-- Start of RECORDS SUPPLIED --
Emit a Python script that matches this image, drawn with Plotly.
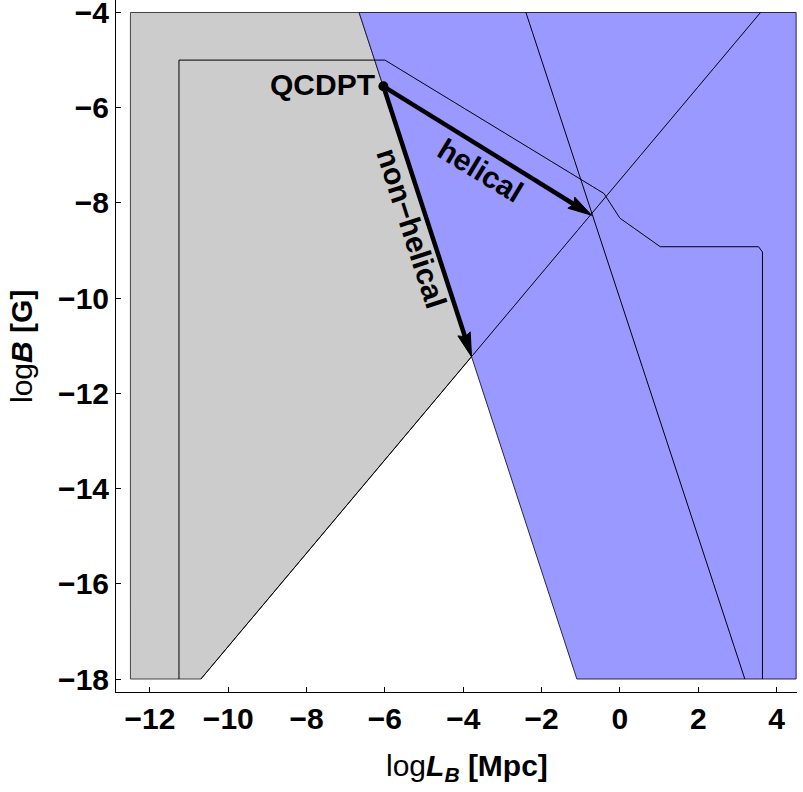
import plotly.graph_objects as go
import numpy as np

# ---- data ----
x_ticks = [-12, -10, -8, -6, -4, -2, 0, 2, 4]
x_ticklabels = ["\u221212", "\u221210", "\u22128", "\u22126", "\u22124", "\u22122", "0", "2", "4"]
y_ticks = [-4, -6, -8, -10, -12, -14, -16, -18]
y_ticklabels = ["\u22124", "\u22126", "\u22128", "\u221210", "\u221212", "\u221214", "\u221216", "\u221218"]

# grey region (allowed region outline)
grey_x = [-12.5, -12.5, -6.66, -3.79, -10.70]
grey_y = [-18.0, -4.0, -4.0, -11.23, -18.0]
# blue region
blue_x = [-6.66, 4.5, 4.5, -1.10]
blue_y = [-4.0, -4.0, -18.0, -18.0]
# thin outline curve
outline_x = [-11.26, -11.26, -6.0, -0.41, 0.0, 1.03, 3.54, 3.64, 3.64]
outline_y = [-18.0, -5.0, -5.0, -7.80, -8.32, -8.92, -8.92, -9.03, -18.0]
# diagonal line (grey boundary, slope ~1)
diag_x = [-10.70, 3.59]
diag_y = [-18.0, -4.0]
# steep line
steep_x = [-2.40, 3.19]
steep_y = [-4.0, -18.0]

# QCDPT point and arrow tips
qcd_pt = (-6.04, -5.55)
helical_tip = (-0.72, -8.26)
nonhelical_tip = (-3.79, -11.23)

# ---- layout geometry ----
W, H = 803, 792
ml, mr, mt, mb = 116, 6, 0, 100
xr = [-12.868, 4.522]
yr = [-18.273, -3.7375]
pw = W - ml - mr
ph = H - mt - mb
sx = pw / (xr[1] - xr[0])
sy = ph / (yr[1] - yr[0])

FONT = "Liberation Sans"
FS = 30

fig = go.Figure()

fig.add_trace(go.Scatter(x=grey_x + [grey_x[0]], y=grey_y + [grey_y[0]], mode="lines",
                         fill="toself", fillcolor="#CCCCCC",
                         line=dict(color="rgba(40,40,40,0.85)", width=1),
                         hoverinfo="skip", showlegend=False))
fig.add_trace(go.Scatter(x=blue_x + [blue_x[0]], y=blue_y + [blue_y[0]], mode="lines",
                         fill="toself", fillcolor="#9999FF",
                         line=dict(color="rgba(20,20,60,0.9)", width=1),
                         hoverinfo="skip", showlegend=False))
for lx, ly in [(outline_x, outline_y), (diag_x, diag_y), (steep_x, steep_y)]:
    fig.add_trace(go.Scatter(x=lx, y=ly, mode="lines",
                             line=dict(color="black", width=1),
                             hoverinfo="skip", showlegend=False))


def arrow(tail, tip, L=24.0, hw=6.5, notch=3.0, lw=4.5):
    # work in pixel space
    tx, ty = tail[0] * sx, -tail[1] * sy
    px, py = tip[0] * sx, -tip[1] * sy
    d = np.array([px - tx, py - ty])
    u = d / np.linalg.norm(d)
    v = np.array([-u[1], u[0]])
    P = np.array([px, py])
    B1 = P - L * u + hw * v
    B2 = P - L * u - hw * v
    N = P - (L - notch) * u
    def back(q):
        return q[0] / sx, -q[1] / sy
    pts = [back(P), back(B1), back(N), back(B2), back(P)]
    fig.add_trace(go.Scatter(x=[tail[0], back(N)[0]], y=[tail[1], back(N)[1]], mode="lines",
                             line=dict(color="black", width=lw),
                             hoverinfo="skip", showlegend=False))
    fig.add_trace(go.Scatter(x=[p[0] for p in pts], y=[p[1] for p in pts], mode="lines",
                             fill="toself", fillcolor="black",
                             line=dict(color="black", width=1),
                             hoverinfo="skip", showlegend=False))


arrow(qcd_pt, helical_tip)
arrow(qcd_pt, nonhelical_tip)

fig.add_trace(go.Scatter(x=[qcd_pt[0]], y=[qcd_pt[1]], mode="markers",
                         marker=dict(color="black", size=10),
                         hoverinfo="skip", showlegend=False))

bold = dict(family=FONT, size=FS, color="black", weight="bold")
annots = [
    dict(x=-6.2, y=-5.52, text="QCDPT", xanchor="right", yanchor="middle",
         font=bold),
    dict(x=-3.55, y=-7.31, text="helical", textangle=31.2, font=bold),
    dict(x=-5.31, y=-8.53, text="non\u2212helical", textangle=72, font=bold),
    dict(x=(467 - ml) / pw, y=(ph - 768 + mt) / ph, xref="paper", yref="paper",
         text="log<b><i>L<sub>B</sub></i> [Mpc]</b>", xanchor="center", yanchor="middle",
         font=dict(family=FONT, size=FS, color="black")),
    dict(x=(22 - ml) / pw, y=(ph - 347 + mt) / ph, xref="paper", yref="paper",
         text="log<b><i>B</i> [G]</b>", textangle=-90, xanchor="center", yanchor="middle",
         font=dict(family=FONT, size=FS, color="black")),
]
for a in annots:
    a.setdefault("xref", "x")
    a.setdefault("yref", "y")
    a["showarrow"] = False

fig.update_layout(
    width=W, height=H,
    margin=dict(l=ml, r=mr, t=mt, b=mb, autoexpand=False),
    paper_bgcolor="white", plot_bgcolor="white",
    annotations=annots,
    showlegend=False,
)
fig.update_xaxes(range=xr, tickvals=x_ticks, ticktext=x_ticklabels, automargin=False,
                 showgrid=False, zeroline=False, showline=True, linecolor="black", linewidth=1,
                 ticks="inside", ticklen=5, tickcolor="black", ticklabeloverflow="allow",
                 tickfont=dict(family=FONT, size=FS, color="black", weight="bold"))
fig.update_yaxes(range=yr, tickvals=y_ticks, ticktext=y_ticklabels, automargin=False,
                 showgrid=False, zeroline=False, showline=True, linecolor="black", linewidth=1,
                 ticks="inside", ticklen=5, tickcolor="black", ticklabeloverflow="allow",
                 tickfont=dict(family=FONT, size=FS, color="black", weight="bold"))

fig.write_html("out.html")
-- End of RECORDS SUPPLIED --
-- Start of RECORDS SUPPLIED --
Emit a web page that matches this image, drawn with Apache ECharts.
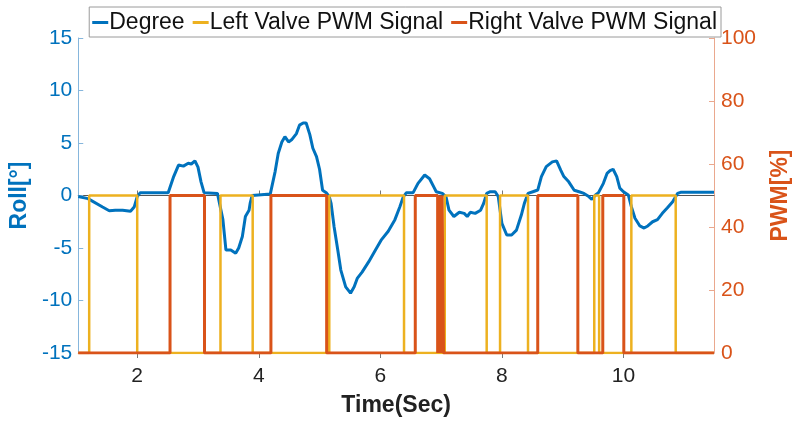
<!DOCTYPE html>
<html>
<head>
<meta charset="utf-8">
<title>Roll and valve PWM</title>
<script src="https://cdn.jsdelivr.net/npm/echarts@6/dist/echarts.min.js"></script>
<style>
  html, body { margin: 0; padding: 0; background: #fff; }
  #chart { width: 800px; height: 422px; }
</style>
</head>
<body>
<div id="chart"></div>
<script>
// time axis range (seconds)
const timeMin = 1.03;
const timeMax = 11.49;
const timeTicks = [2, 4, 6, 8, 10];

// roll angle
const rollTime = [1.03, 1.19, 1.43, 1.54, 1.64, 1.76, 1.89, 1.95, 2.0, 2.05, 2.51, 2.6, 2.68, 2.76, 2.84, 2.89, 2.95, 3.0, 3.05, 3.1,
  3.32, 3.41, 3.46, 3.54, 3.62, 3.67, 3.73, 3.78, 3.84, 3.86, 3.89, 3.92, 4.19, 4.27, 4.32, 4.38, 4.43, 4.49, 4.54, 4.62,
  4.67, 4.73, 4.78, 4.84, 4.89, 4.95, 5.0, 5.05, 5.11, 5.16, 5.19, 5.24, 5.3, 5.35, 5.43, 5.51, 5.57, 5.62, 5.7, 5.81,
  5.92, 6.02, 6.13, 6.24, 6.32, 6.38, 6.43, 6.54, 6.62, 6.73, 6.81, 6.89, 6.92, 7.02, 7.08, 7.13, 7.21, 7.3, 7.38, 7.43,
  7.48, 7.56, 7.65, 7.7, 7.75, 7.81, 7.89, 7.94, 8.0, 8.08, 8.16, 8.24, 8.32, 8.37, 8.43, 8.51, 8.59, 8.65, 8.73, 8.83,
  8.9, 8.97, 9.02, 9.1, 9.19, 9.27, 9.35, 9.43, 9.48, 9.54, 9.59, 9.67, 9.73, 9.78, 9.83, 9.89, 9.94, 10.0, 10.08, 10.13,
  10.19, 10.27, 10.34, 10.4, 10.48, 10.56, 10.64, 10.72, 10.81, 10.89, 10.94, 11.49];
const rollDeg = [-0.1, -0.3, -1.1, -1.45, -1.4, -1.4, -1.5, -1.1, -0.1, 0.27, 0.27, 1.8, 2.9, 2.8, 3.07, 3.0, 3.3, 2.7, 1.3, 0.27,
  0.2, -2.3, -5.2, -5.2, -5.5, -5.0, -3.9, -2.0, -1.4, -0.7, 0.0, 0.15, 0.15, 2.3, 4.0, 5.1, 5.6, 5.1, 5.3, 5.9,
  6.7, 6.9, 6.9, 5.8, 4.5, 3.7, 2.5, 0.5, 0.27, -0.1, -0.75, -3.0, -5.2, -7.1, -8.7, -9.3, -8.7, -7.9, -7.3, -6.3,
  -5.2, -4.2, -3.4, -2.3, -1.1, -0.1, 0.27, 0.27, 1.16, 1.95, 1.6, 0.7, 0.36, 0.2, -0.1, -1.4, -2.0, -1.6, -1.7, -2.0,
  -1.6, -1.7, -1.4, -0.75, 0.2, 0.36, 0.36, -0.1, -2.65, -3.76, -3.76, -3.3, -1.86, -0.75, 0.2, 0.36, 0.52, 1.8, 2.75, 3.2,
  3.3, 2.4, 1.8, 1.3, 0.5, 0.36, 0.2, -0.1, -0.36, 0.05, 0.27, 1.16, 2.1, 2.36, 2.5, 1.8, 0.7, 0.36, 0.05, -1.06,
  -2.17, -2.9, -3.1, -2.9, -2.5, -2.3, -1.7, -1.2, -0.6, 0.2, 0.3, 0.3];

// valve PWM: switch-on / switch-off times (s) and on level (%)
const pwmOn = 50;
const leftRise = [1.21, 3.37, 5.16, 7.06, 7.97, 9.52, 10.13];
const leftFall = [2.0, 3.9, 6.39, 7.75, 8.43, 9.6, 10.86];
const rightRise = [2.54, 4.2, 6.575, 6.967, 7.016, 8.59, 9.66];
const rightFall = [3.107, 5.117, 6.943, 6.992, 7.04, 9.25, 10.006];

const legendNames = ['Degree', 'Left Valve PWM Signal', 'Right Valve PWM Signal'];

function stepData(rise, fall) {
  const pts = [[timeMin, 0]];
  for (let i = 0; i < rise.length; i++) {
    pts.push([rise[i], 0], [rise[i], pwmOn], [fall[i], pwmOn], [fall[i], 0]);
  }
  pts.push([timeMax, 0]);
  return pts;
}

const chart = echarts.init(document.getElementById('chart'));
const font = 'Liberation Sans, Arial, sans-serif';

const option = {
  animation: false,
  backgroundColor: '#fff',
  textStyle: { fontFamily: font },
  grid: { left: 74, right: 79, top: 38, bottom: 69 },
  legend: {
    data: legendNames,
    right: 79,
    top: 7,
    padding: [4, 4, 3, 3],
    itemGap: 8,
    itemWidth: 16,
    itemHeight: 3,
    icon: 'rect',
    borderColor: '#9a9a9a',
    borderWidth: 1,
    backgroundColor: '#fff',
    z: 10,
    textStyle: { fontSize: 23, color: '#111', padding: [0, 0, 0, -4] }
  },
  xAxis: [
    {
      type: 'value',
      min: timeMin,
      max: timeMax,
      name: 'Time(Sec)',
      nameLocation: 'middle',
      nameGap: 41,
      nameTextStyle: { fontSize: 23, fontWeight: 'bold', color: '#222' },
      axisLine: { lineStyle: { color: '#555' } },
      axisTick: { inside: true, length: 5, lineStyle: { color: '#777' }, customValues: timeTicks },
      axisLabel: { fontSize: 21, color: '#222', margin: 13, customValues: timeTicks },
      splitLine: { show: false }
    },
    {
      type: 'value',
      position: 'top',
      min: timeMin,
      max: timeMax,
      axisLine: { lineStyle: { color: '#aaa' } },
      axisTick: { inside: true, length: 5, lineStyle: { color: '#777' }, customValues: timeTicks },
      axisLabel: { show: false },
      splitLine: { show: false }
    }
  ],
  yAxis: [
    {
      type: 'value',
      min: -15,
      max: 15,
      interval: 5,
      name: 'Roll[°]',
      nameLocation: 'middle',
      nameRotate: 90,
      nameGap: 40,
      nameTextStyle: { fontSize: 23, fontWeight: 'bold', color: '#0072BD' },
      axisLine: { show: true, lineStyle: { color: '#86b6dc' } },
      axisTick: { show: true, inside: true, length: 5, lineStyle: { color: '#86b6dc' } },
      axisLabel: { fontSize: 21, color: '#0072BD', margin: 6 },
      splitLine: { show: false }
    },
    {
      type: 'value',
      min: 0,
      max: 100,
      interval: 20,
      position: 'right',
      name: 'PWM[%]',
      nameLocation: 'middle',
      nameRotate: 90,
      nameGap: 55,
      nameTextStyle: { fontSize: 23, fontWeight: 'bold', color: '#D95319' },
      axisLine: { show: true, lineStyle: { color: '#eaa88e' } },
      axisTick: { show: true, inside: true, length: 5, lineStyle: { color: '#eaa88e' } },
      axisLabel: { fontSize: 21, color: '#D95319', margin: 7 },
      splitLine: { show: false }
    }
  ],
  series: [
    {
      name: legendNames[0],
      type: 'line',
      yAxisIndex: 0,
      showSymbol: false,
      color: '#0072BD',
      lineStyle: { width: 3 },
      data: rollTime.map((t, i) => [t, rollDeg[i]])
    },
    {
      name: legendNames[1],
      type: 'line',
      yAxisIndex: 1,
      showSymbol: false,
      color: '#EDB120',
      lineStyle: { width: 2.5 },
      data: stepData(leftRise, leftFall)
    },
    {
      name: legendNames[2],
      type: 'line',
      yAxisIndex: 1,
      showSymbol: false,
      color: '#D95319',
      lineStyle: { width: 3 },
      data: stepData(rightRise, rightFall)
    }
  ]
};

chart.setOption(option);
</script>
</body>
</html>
-- End of RECORDS SUPPLIED --
Start at the line with "Emit a Python", stop at the line with "nonhelical_tip = (-3.79, -11.23)", both lines included, and repeat that span exactly without its pictures.

Emit a Python script that matches this image, drawn with Plotly.
import plotly.graph_objects as go
import numpy as np

# ---- data ----
x_ticks = [-12, -10, -8, -6, -4, -2, 0, 2, 4]
x_ticklabels = ["\u221212", "\u221210", "\u22128", "\u22126", "\u22124", "\u22122", "0", "2", "4"]
y_ticks = [-4, -6, -8, -10, -12, -14, -16, -18]
y_ticklabels = ["\u22124", "\u22126", "\u22128", "\u221210", "\u221212", "\u221214", "\u221216", "\u221218"]

# grey region (allowed region outline)
grey_x = [-12.5, -12.5, -6.66, -3.79, -10.70]
grey_y = [-18.0, -4.0, -4.0, -11.23, -18.0]
# blue region
blue_x = [-6.66, 4.5, 4.5, -1.10]
blue_y = [-4.0, -4.0, -18.0, -18.0]
# thin outline curve
outline_x = [-11.26, -11.26, -6.0, -0.41, 0.0, 1.03, 3.54, 3.64, 3.64]
outline_y = [-18.0, -5.0, -5.0, -7.80, -8.32, -8.92, -8.92, -9.03, -18.0]
# diagonal line (grey boundary, slope ~1)
diag_x = [-10.70, 3.59]
diag_y = [-18.0, -4.0]
# steep line
steep_x = [-2.40, 3.19]
steep_y = [-4.0, -18.0]

# QCDPT point and arrow tips
qcd_pt = (-6.04, -5.55)
helical_tip = (-0.72, -8.26)
nonhelical_tip = (-3.79, -11.23)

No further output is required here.